Commemorating Jewish American Heritage Month


Jewish Americans have helped stitch the cultural fabric of the United States since this country's founding. Several prominent symbols of American identity, in fact, were Jewish American contributions - from "God Bless America," written by songwriter Irving Berlin; to the iconic Captain America, envisioned by comic writers Jack Kirby and Joe Simon; to the poem "The New Colossus," which was written by Emma Lazarus and is inscribed on the Statue of Liberty to welcome immigrants with open arms to their new home.

Many Jewish Americans throughout history have been prominent activists and advocates for justice and equality, not just for fellow Jews but for other marginalized communities. Jewish Americans have called for the end of slavery, marched for civil rights in Selma, and been arrested with Dr. Martin Luther King Jr. for protesting segregation. They have sued the Federal Government to stop travel bans targeting Muslim immigrants and discriminatory laws against LGBTQI+ communities. And they have helped bring about landmark Supreme Court decisions to create a more just, equal, and democratic society. While Jewish Americans vary greatly in race, religious practices, cultural traditions, and identities, as history shows us, many embrace the Jewish value of tikkun olam, or repairing the world.

But despite Jewish Americans' contributions to this country, we know that they have not always been welcomed. For hundreds of years, from their very arrival in New Amsterdam - now Manhattan - in 1654, Jews have faced antisemitic harassment, violence, and the threat of expulsion. Today, alarmingly, antisemitism is again on the rise. According to the FBI, out of more than 2,000 religion-based hate crimes in 2022, more than half were driven by anti-Jewish bias. In the wake of the terrorist attack perpetrated by Hamas in Israel on October 7, marking the deadliest day for Jews since the Holocaust, harassment and violence against Jewish communities in the U.S. has spiked even further.
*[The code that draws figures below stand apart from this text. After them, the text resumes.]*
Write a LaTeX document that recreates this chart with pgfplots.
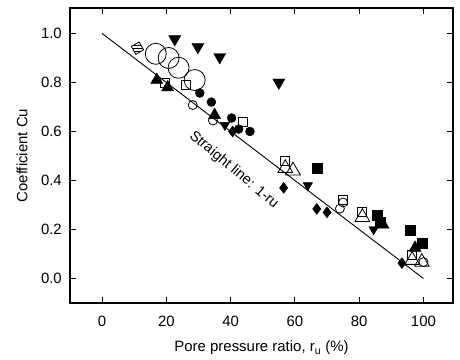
\documentclass[border=0pt]{standalone}
\usepackage{pgfplots}
\pgfplotsset{compat=1.18}
\usepackage{fontspec}
\setmainfont{Liberation Sans}
\usetikzlibrary{patterns}
\begin{document}
\begin{tikzpicture}
\begin{axis}[
  scale only axis, width=383bp, height=295bp,
  xmin=-10, xmax=109.2, ymin=-0.1, ymax=1.104,
  xtick={0,20,40,60,80,100}, ytick={0,0.2,0.4,0.6,0.8,1.0},
  tick align=inside, major tick length=6bp,
  tick style={line width=1bp, black},
  axis line style={line width=1.2bp},
  font=\fontsize{15}{18}\selectfont,
  /pgf/number format/assume math mode=true,
  yticklabel style={/pgf/number format/fixed, /pgf/number format/fixed zerofill, /pgf/number format/precision=1, anchor=east, inner sep=0pt, xshift=-8bp},
  xticklabel style={anchor=center, yshift=-18bp},
  xlabel={Pore pressure ratio, r\textsubscript{u} (\%)},
  ylabel={Coefficient Cu},
  xlabel style={at={([yshift=-45bp]axis description cs:0.5,0)}, anchor=center},
  ylabel style={at={([xshift=-48bp]axis description cs:0,0.5)}, anchor=center},
  clip=false,
]
\addplot[black, line width=0.9bp] coordinates {(0,1) (100,0)};
% big open circles
\addplot[only marks, mark=o, mark size=10.5bp, line width=0.8bp] coordinates {(16.7,0.917) (20.7,0.90) (23.8,0.86) (28.8,0.81)};
% filled down triangles large
\addplot[only marks, mark=triangle*, mark size=7bp, mark options={rotate=180}] coordinates {(22.6,0.977) (29.8,0.945) (36.6,0.904) (55.0,0.80)};
% filled down triangles small
\addplot[only marks, mark=triangle*, mark size=5.5bp, mark options={rotate=180}] coordinates {(38.2,0.626) (64,0.38) (84.5,0.20)};
% filled up triangles
\addplot[only marks, mark=triangle*, mark size=7bp] coordinates {(17,0.81) (20.4,0.78) (35,0.667) (87.4,0.22) (97.4,0.125)};
% filled squares
\addplot[only marks, mark=square*, mark size=5bp] coordinates {(67,0.45) (85.5,0.26) (86.4,0.23) (95.8,0.198) (99.5,0.145)};
% filled circles
\addplot[only marks, mark=*, mark size=4.5bp] coordinates {(30.4,0.757) (34,0.72) (40.3,0.655) (46,0.60) (42.5,0.61)};
% filled diamonds
\addplot[only marks, mark=diamond*, mark size=5.5bp] coordinates {(40.6,0.60) (56.5,0.37) (66.8,0.284) (70,0.27) (93.3,0.063)};
% small open circles
\addplot[only marks, mark=o, mark size=4.5bp, line width=0.8bp] coordinates {(28.2,0.708) (34.5,0.645) (75,0.31) (74,0.285) (100,0.067)};
% open squares
\addplot[only marks, mark=square, mark size=4.5bp, line width=0.8bp] coordinates {(19.5,0.80) (26,0.79) (43.8,0.64) (57,0.48) (75,0.32) (81,0.27) (96.5,0.096)};
% hatched square
\addplot[only marks, mark=square*, mark size=4.5bp, line width=0.8bp, mark options={pattern=horizontal lines, rotate=30}] coordinates {(11,0.94)};
% large open triangles
\addplot[only marks, mark=triangle, mark size=8.5bp, line width=0.8bp] coordinates {(57,0.45) (59.4,0.44) (81,0.25) (96.5,0.075) (99.5,0.067)};
\node[rotate=-40, font=\fontsize{14.5}{17}\selectfont] at (axis cs:41,0.443) {Straight line: 1-ru};
\end{axis}
\pgfresetboundingbox
\path ([xshift=-70bp,yshift=-57bp]current axis.south west) rectangle ++(460bp,360bp);
\end{tikzpicture}
\end{document}
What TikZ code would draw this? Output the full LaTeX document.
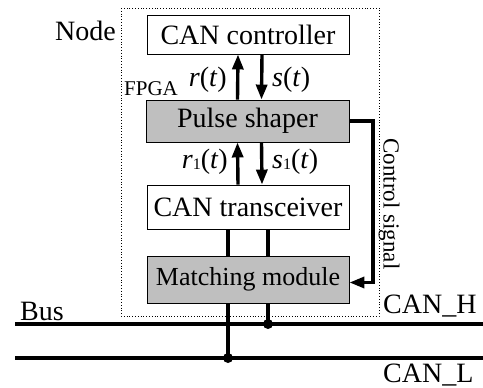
\documentclass[tikz,border=0pt]{standalone}
\usepackage{fontspec}
\setmainfont{Liberation Serif}
\usetikzlibrary{positioning}
\usetikzlibrary{arrows.meta}

\tikzset{
 blk/.style={draw, line width=0.9pt, minimum width=202pt, inner sep=0pt,
  font=\fontsize{28}{30}\selectfont},
 grayblk/.style={blk, fill=gray!50},
 sig/.style={line width=3.4pt},
 sigarr/.style={sig, -{Triangle[length=15pt,width=11pt]}},
 bus/.style={line width=3.6pt},
 lbl/.style={inner sep=0pt, font=\fontsize{28}{30}\selectfont},
}
\newcommand{\sone}{\raisebox{-1pt}{\fontsize{16}{16}\selectfont 1}}

\begin{document}
\begin{tikzpicture}[x=1pt,y=-1pt]
 \useasboundingbox (0,0) rectangle (483,388);
 % node boundary
 \draw[dotted, line width=0.8pt] (121,8) rectangle (379,316);
 \node[lbl, anchor=base west] (nodelbl) at (55,40) {Node};
 \node[lbl, anchor=base west, font=\fontsize{21}{23}\selectfont] (fpga) at (124,95) {FPGA};
 % blocks
 \node[blk, minimum height=39pt] (ctrl) at (248,34.5) {CAN controller};
 \node[grayblk, minimum height=42pt, minimum width=203pt] (shaper) at (247.5,121) {Pulse shaper};
 \node[blk, minimum height=44pt] (trans) at (248,207) {CAN transceiver};
 \node[grayblk, minimum height=47pt, font=\fontsize{26}{28}\selectfont] (match) at (248,279.5) {Matching module};
 % signals
 \draw[sigarr] ([xshift=-10pt]shaper.north) -- ([xshift=-10pt]ctrl.south);
 \draw[sigarr] ([xshift=14pt]ctrl.south) -- ([xshift=14pt]shaper.north);
 \draw[sigarr] ([xshift=-10pt]trans.north) -- ([xshift=-10pt]shaper.south);
 \draw[sigarr] ([xshift=14pt]shaper.south) -- ([xshift=14pt]trans.north);
 \node[lbl, anchor=base east] (rt) at (227,86) {\textit{r}(\textit{t})};
 \node[lbl, anchor=base west] (st) at (272,86) {\textit{s}(\textit{t})};
 \node[lbl, anchor=base east] (r1t) at (228,168) {\textit{r}\sone(\textit{t})};
 \node[lbl, anchor=base west] (s1t) at (272,168) {\textit{s}\sone(\textit{t})};
 % control signal
 \coordinate (cturn) at (373,200);
 \draw[sigarr] (shaper.east) -| (cturn) |- ([yshift=-3pt]match.east);
 \node[lbl, rotate=-90, font=\fontsize{23}{25}\selectfont] (ctl) at (389,204) {Control signal};
 % bus
 \coordinate (hl) at (15,324);
 \coordinate (hr) at (483,324);
 \coordinate (ll) at (15,358);
 \coordinate (lr) at (483,358);
 \draw[bus] (hl) -- (hr);
 \draw[bus] (ll) -- (lr);
 \coordinate (jh) at (268,324);
 \coordinate (jl) at (228,358);
 \draw[sig] (trans.south -| jh) -- (match.north -| jh);
 \draw[sig] (trans.south -| jl) -- (match.north -| jl);
 \draw[sig] (match.south -| jh) -- (jh);
 \draw[sig] (match.south -| jl) -- (jl);
 \fill (jh) circle (5pt);
 \fill (jl) circle (5pt);
 \node[lbl, anchor=base west] (buslbl) at (20,320) {Bus};
 \node[lbl, anchor=base west] (canh) at (383,313) {CAN\_H};
 \node[lbl, anchor=base west] (canl) at (383,382) {CAN\_L};
\end{tikzpicture}
\end{document}
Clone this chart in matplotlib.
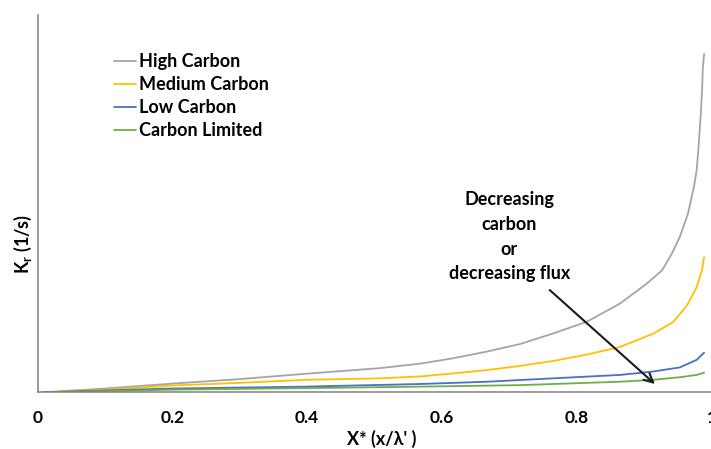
import matplotlib
matplotlib.use("Agg")
import matplotlib.pyplot as plt

plt.rcParams["font.family"] = ["Lato", "DejaVu Sans"]
plt.rcParams["font.weight"] = "bold"
plt.rcParams["mathtext.fontset"] = "custom"
plt.rcParams["mathtext.rm"] = "Lato:bold"
plt.rcParams["mathtext.it"] = "Lato:bold"
plt.rcParams["mathtext.bf"] = "Lato:bold"
plt.rcParams["mathtext.default"] = "rm"

# Reaction rate constant K_r along the normalised position X* (arbitrary units)
high_x = [0.008, 0.100, 0.200, 0.300, 0.397, 0.508, 0.568, 0.616, 0.667, 0.716, 0.765,
          0.815, 0.864, 0.904, 0.927, 0.941, 0.953, 0.965, 0.974, 0.978, 0.981, 0.984,
          0.986, 0.987, 0.989]
high_y = [0.00, 0.10, 0.23, 0.35, 0.49, 0.64, 0.76, 0.90, 1.08, 1.28, 1.56,
          1.87, 2.35, 2.88, 3.24, 3.67, 4.12, 4.73, 5.45, 5.89, 6.55, 7.35,
          8.01, 8.54, 8.97]

med_x = [0.008, 0.100, 0.200, 0.300, 0.397, 0.508, 0.568, 0.616, 0.667, 0.716, 0.765,
         0.815, 0.864, 0.913, 0.943, 0.964, 0.978, 0.986, 0.989]
med_y = [0.00, 0.07, 0.18, 0.25, 0.33, 0.37, 0.42, 0.50, 0.59, 0.70, 0.83,
         1.00, 1.20, 1.55, 1.86, 2.31, 2.79, 3.24, 3.58]

low_x = [0.008, 0.100, 0.200, 0.397, 0.568, 0.667, 0.765, 0.864, 0.913, 0.953, 0.978, 0.989]
low_y = [0.00, 0.05, 0.10, 0.15, 0.22, 0.28, 0.37, 0.46, 0.55, 0.66, 0.86, 1.05]

lim_x = [0.008, 0.100, 0.200, 0.397, 0.568, 0.716, 0.864, 0.913, 0.953, 0.978, 0.989]
lim_y = [0.00, 0.03, 0.07, 0.11, 0.15, 0.19, 0.28, 0.33, 0.40, 0.46, 0.52]

series = [
    ("High Carbon", high_x, high_y, "#A5A5A5"),
    ("Medium Carbon", med_x, med_y, "#FFC000"),
    ("Low Carbon", low_x, low_y, "#4472C4"),
    ("Carbon Limited", lim_x, lim_y, "#70AD47"),
]

x_ticks = [0, 0.2, 0.4, 0.6, 0.8, 1]
x_tick_labels = ["0", "0.2", "0.4", "0.6", "0.8", "1"]

fig = plt.figure(figsize=(7.11, 4.49), dpi=100)
ax = fig.add_axes([37.5 / 711, 56.7 / 449, 674 / 711, 377.3 / 449])

for name, xs, ys, color in series:
    ax.plot(xs, ys, color=color, lw=1.3, label=name,
            solid_capstyle="round", solid_joinstyle="round")

ax.set_xlim(0, 1)
ax.set_ylim(0, 10)
ax.set_xticks(x_ticks)
ax.set_xticklabels(x_tick_labels)
ax.set_yticks([])
ax.tick_params(axis="x", length=0, pad=13, labelsize=12.5)

for side in ("top", "right"):
    ax.spines[side].set_visible(False)
for side in ("left", "bottom"):
    ax.spines[side].set_color("#808080")
    ax.spines[side].set_linewidth(1.1)

ax.set_xlabel("X* (x/λ' )", fontsize=13, fontweight="bold")
ax.xaxis.set_label_coords(0.51, -0.10)
ax.set_ylabel("K$_r$ (1/s)", fontsize=13, fontweight="bold")
ax.yaxis.set_label_coords(-0.005, 0.393)

leg = ax.legend(loc="upper left", bbox_to_anchor=(0.114, 0.898), frameon=False,
                fontsize=13, handlelength=1.2, handletextpad=0.15,
                labelspacing=0.33, borderpad=0, borderaxespad=0)
for t in leg.get_texts():
    t.set_fontweight("bold")

ax.annotate("", xy=(0.916, 0.22), xytext=(0.760, 2.71),
            arrowprops=dict(arrowstyle="->", color="#1a1a1a", lw=1.5,
                            mutation_scale=16, shrinkA=0, shrinkB=0))
ax.text(0.70, 4.12, "Decreasing\ncarbon\nor\ndecreasing flux", ha="center", va="center",
        fontsize=13, fontweight="bold", linespacing=1.55)

fig.savefig("out.png", dpi=100)
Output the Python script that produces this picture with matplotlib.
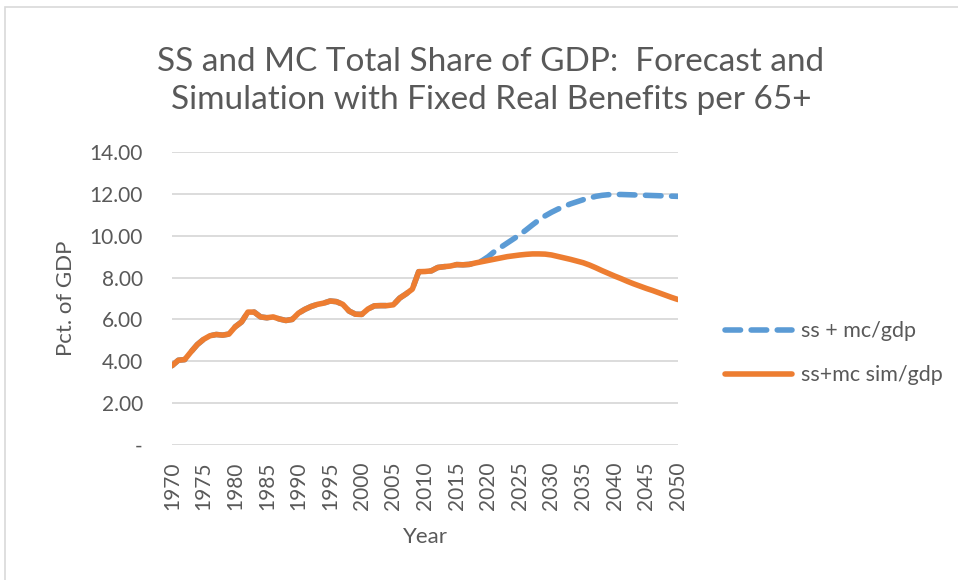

President Biden has emphasized "our shared moral responsibility" to fight antisemitism, and has made this a priority with the creation of the first-ever U.S. National Strategy to Counter Antisemitism.

This month and beyond, I urge everyone to join us in honoring and celebrating the invaluable contributions of Jewish Americans - and standing up to discrimination and antisemitism in your own communities.